For the 2020 Games in Tokyo, an agreement was reached between the four FAs for a women's team to complete in the event. The side reached the quarter finals of the tournament.

==At the Universiade==
The United Kingdom participated as a single team in the Summer Universiade football competition's inaugural (men-only) 1979 edition, when the football tournament was still not official (a UK representative team had also participated in the 1962 Tournoi International Universitaire in Belgium, a historical predecessor to the Universiade tournament). The UK men's team played regularly in the official Universiade tournaments starting in 1985, with their last participation taking place in 2013. The UK men's team won three Universiade medals: two silver medals in 2011 and 2013 and a bronze medal in 1991.

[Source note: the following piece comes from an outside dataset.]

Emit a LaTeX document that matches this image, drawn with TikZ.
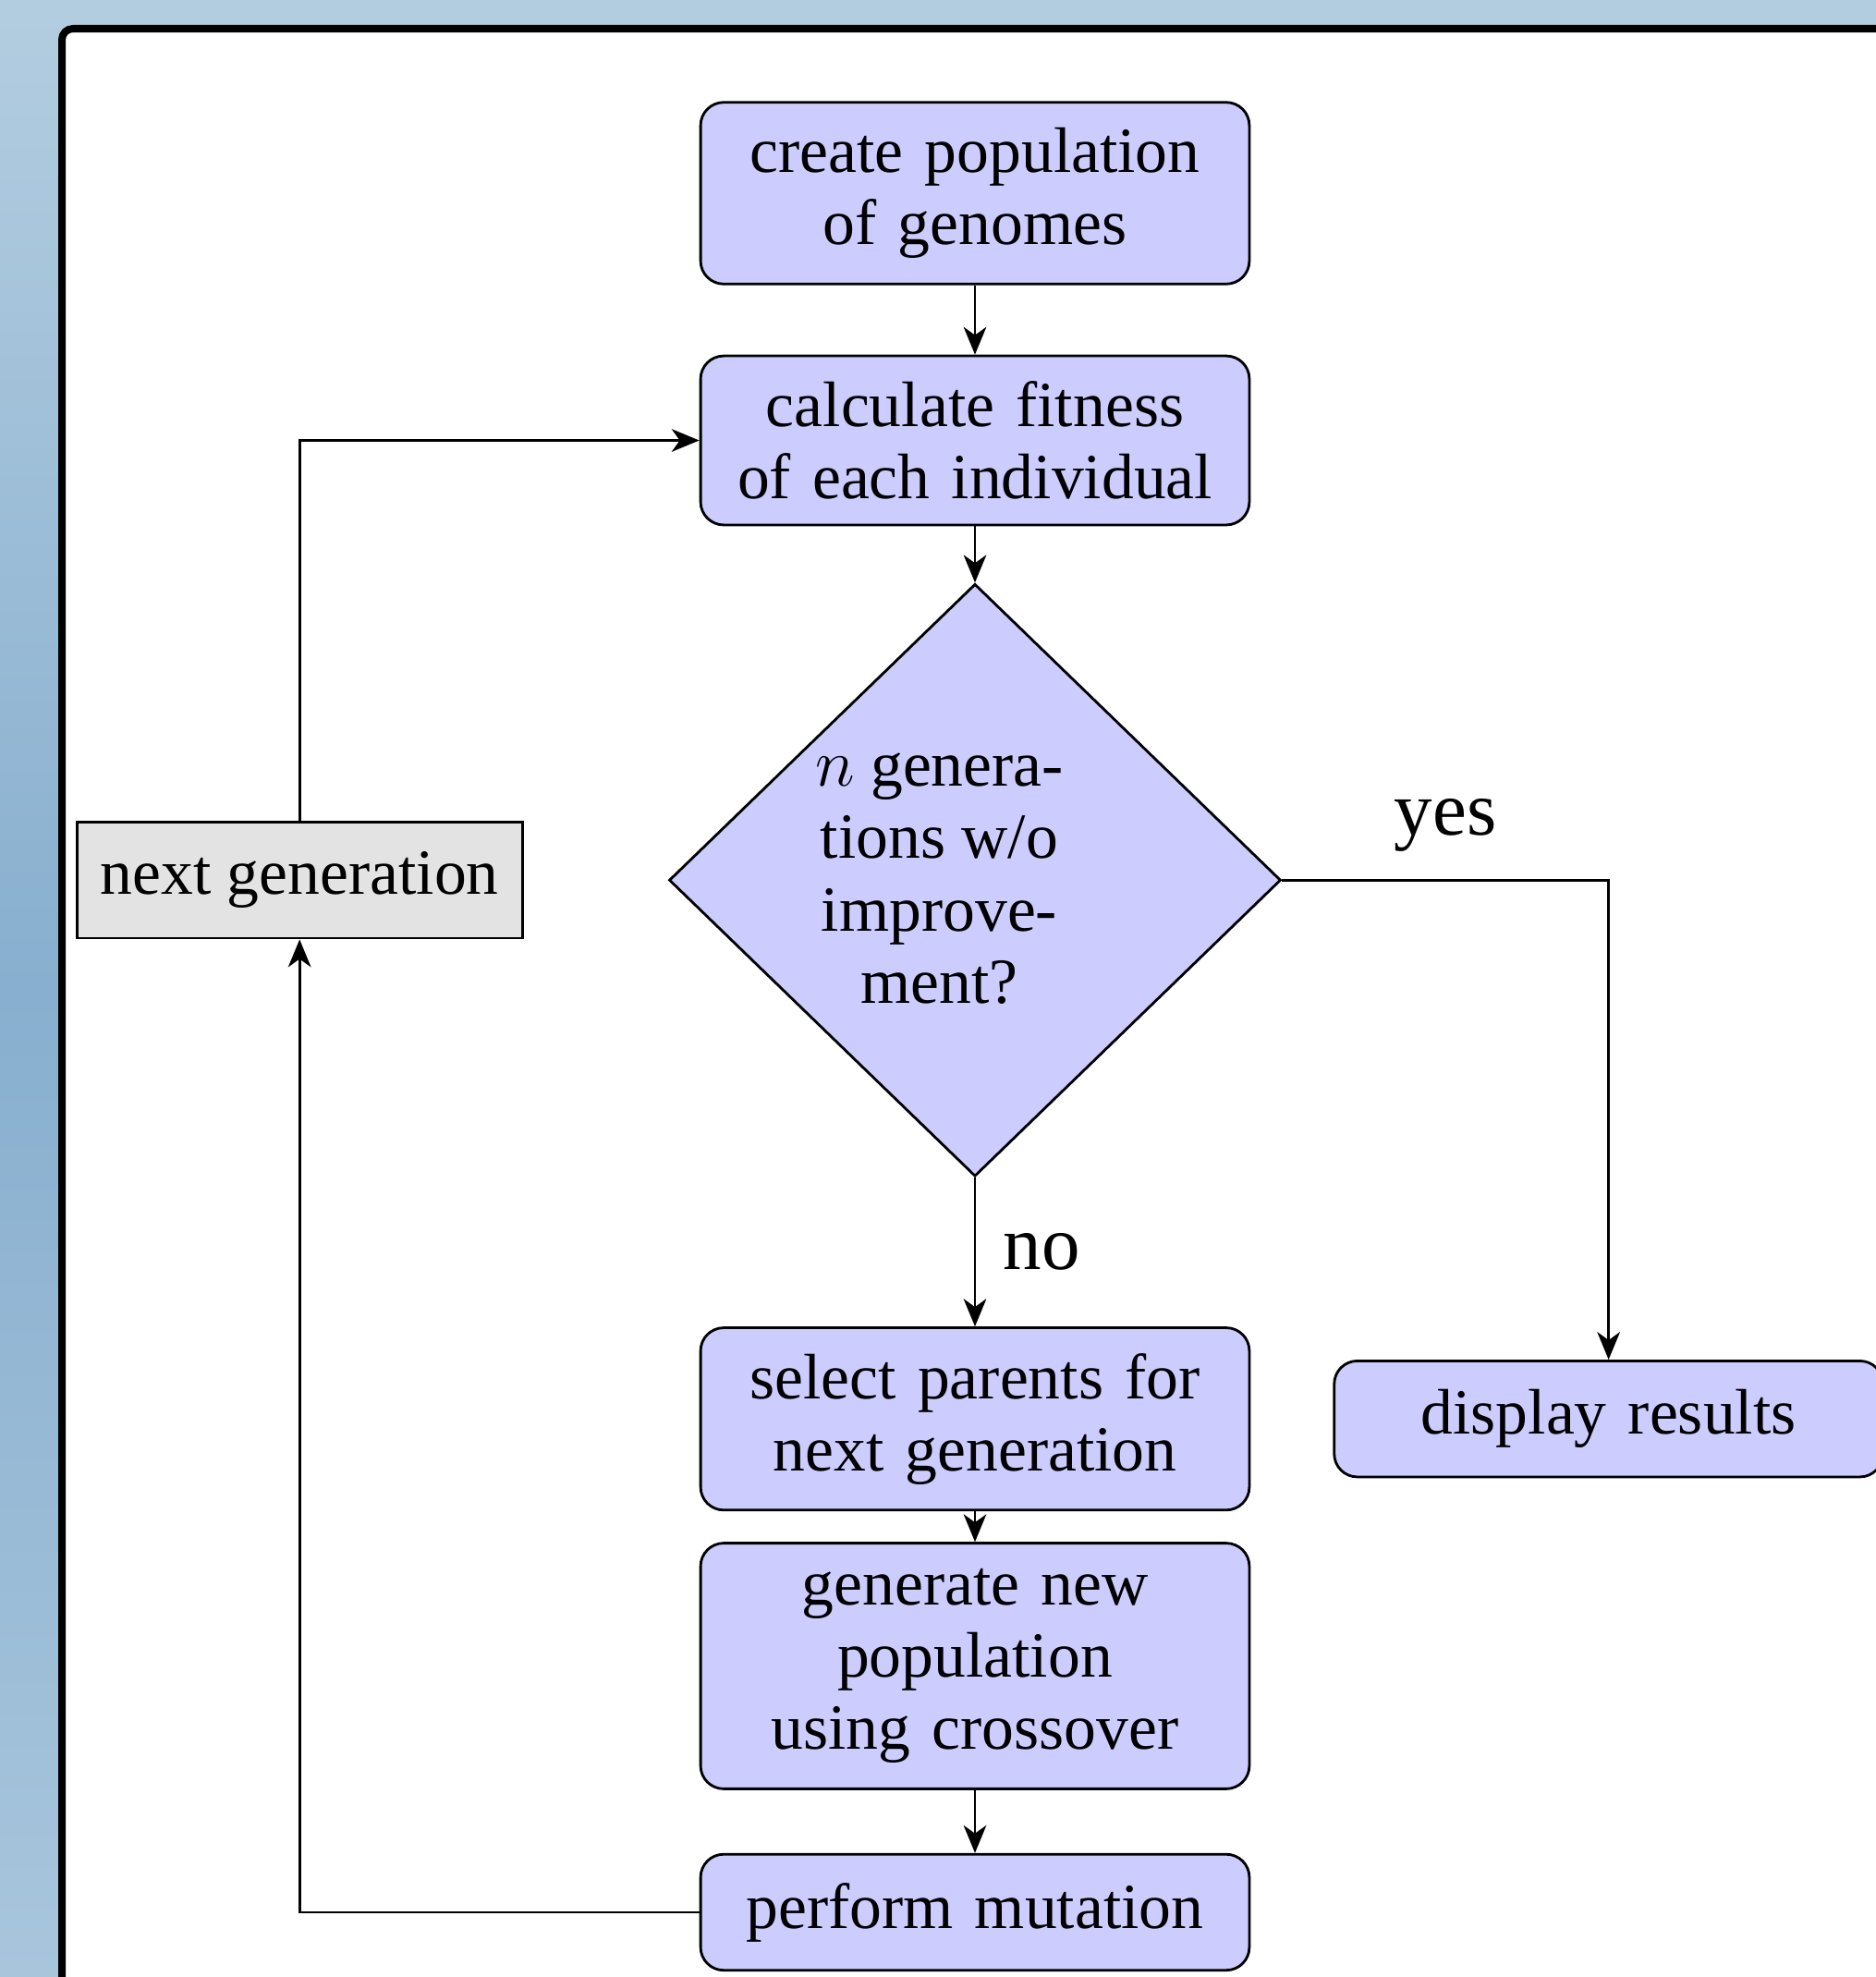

A women's UK team first participated in the Summer Universiade football competition in the 2007 edition. They played in six editions overall, with their last participation taking place in 2017. The UK women's team won two Universiade medals: gold in 2013 and bronze in 2009.

==At the Challenge Kentish Cup==
The UK also participates as a single men's team in the annual Challenge Kentish Cup for military personnel, which is the oldest European football cup still in existence. The UK military team plays friendly matches against armed forces teams from other nations, including regular fixtures against a team representing the Republic of Ireland's Defence Forces.

A UK women's military team was first formed in 1999, and has played matches against other national women defence forces as well as amateur non-military women's teams.